Under the Civil Aviation Authority’s (CAA) Regulations, if a flight is cancelled passengers are entitled to a full refund of any unused tickets or alternative travel arrangements, including a ‘re-route’ option. If British Airways are unable to rebook passengers on one of their own flights, they must arrange for the passenger to fly with a rival airline. In this case, either EasyJet or Virgin Atlantic.

Passengers who choose to re-book should be offered accommodation if necessary. Despite British Airways claiming this should be booked and paid for by the passenger and then claimed back from the airline, the CAA state the airline is responsible for arranging accommodation on behalf of the passenger. There is also no maximum rate for passengers who do book their own hotels.

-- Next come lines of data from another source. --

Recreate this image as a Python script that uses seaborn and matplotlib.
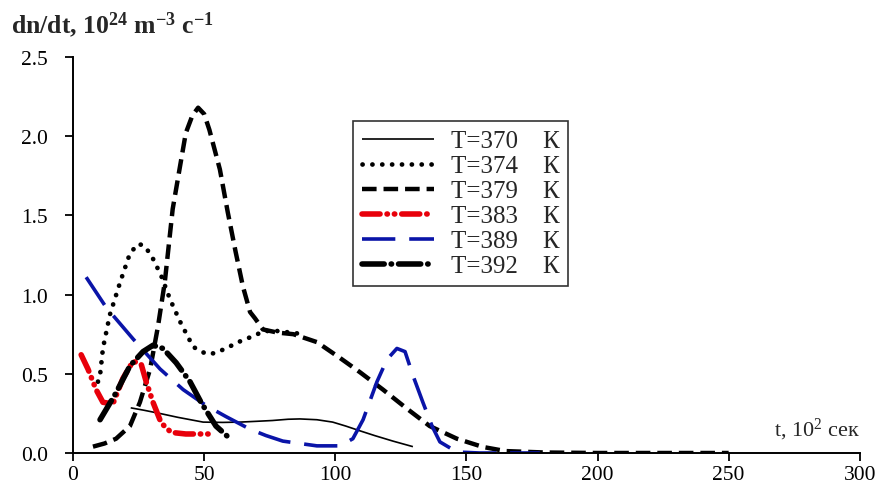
import numpy as np
import pandas as pd
import matplotlib
matplotlib.use("Agg")
import matplotlib.pyplot as plt
import seaborn as sns

# Nucleation rate curves dn/dt(t) at several temperatures
t_370 = [22, 27, 33, 40, 49.6, 57, 63.7, 70, 76, 82, 86.5, 93, 99, 104, 109.4, 115, 122, 129.6]
r_370 = [0.285, 0.27, 0.25, 0.225, 0.195, 0.193, 0.195, 0.2, 0.205, 0.213, 0.215, 0.21, 0.195, 0.17, 0.14, 0.11, 0.075, 0.04]

t_374 = [9.5, 10.3, 11.4, 14, 18, 21.7, 24.8, 27, 29.8, 33.6, 37, 40.8, 45.8, 50.8, 54, 58.3, 63, 67.5, 73, 78, 83, 88]
r_374 = [0.45, 0.49, 0.66, 0.87, 1.08, 1.26, 1.32, 1.31, 1.25, 1.12, 0.97, 0.83, 0.67, 0.625, 0.63, 0.66, 0.70, 0.73, 0.77, 0.77, 0.76, 0.75]

t_379 = [7.6, 12, 16.4, 21.7, 25.5, 29.4, 32.4, 35, 38, 40.8, 43, 45.5, 47.7, 50, 52, 56, 59, 62, 64.8, 67.5, 69.4,
         72.4, 78, 84, 93, 101.8, 109.4, 118.2, 127.3, 136, 146.4, 156.3, 165, 180, 200, 225, 250]
r_379 = [0.04, 0.06, 0.09, 0.17, 0.32, 0.53, 0.80, 1.08, 1.54, 1.81, 2.02, 2.13, 2.18, 2.14, 2.04, 1.79, 1.52, 1.27, 1.05, 0.89, 0.85,
         0.78, 0.76, 0.75, 0.70, 0.60, 0.51, 0.40, 0.28, 0.17, 0.09, 0.038, 0.012, 0.003, 0.0, 0.0, 0.0]

t_383 = [3.1, 5.7, 8.8, 11.4, 15.2, 19, 22.9, 26, 27.9, 30.5, 33.6, 37.4, 43, 53.4]
r_383 = [0.62, 0.53, 0.40, 0.32, 0.31, 0.47, 0.58, 0.56, 0.45, 0.32, 0.19, 0.13, 0.12, 0.12]

t_389 = [5, 12.6, 22.9, 33.2, 42, 50.7, 58.3, 67.5, 73.6, 80, 93, 101.8, 106.7, 110.6, 115.9, 119.7, 123.5, 126.6,
         129.6, 133.4, 136.9, 139.9, 146.4, 155, 165, 178]
r_389 = [1.11, 0.92, 0.72, 0.53, 0.40, 0.30, 0.23, 0.15, 0.11, 0.075, 0.045, 0.045, 0.09, 0.21, 0.45, 0.59, 0.66, 0.64,
         0.49, 0.32, 0.17, 0.07, 0.006, 0.0, 0.0, 0.0]

t_392 = [10.3, 16.4, 21.7, 26.7, 30.5, 34.3, 39.3, 44.6, 48.8, 54.5, 59.9]
r_392 = [0.21, 0.38, 0.55, 0.64, 0.68, 0.66, 0.57, 0.45, 0.32, 0.17, 0.09]

labels = ["T=370    К", "T=374    К", "T=379    К", "T=383    К", "T=389    К", "T=392    К"]
times = [t_370, t_374, t_379, t_383, t_389, t_392]
rates = [r_370, r_374, r_379, r_383, r_389, r_392]

colors = ["black", "black", "black", "#e8000b", "#0a14a8", "black"]
widths = [1.2, 3.4, 3.2, 4.0, 2.6, 4.0]
styles = [
    "-",
    (0, (0.1, 7.0)),
    (0, (10.5, 5)),
    (0, (13, 5, 0.3, 5, 0.3, 5)),
    (0, (24, 10)),
    (0, (16, 5, 0.3, 5)),
]
caps = ["butt", "round", "butt", "round", "butt", "round"]

frames = []
for lab, tt, rr in zip(labels, times, rates):
    frames.append(pd.DataFrame({"t": tt, "rate": rr, "T": lab}))
df = pd.concat(frames, ignore_index=True)

sns.set_style("ticks")
plt.rcParams["font.family"] = ["Liberation Serif", "DejaVu Serif"]
plt.rcParams["mathtext.fontset"] = "custom"
plt.rcParams["mathtext.rm"] = "Liberation Serif"
plt.rcParams["mathtext.default"] = "regular"
plt.rcParams["lines.scale_dashes"] = False

fig = plt.figure(figsize=(8.82, 4.89), dpi=100)
ax = fig.add_axes([0.0828, 0.0716, 0.892, 0.8098])

for lab, col, lw, ls, cap in zip(labels, colors, widths, styles, caps):
    sub = df[df["T"] == lab]
    sns.lineplot(data=sub, x="t", y="rate", ax=ax, color=col, linewidth=lw,
                 linestyle=ls, label=lab, sort=False, estimator=None,
                 dash_capstyle=cap, solid_capstyle="butt")

ax.set_xlim(0, 300)
ax.set_ylim(0, 2.5)
ax.set_xticks(np.arange(0, 301, 50))
ax.set_yticks(np.arange(0, 2.51, 0.5))
ax.set_yticklabels([f"{v:.1f}" for v in np.arange(0, 2.51, 0.5)])
ax.set_xlabel("")
ax.set_ylabel("")
ax.tick_params(labelsize=15.5, length=6, width=1.3, colors="black", direction="out")
ax.tick_params(axis="y", pad=12)
ax.tick_params(axis="x", pad=3)
for side in ["top", "right"]:
    ax.spines[side].set_visible(False)
for side in ["left", "bottom"]:
    ax.spines[side].set_linewidth(1.4)
    ax.spines[side].set_color("black")
ax.spines["left"].set_bounds(0, 2.5)
ax.spines["bottom"].set_bounds(0, 300)
ax.margins(0)

leg = ax.legend(loc="upper left", bbox_to_anchor=(0.356, 0.838), fontsize=18,
                frameon=True, fancybox=False, edgecolor="black", handlelength=2.9,
                handletextpad=0.65, labelspacing=0.1, borderpad=0.35, borderaxespad=0)
leg.get_frame().set_linewidth(1.2)

fig.text(0.013, 0.948, r"dn/dt, 10$^{24}$ m$^{-3}$ c$^{-1}$", fontsize=18.5,
         fontweight="bold", ha="left", va="center")
ax.text(300, 0.07, r"t, 10$^{2}$ сек", fontsize=16, ha="right", va="bottom")

fig.savefig("out.png", dpi=100)
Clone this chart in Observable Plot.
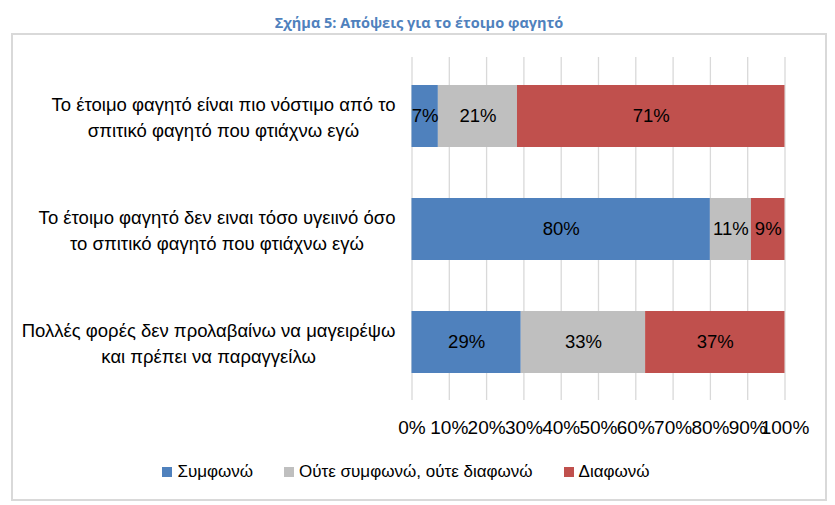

British Airways has not handled the strike action particularly well. On Friday, some passengers received an email alerting them that their flight had been cancelled, only to receive an email several hours later to say that this was an error and their flight was still scheduled to go ahead. By this time, many passengers had already booked alternative flights. The CAA have said that passengers affected by the error should be able to claim for the cost of rebooking an alternative flight.

The airline has brought in 100 extra staff members to deal with complaints from customers, and now has around 730 members handling telephone calls and social media messages.

Keen to take advantage of the strike action, rival airlines have pushed their prices up and are set to make millions. According to The Independent, one-way tickets for a short haul flight are costing more than a round trip from London to Melbourne.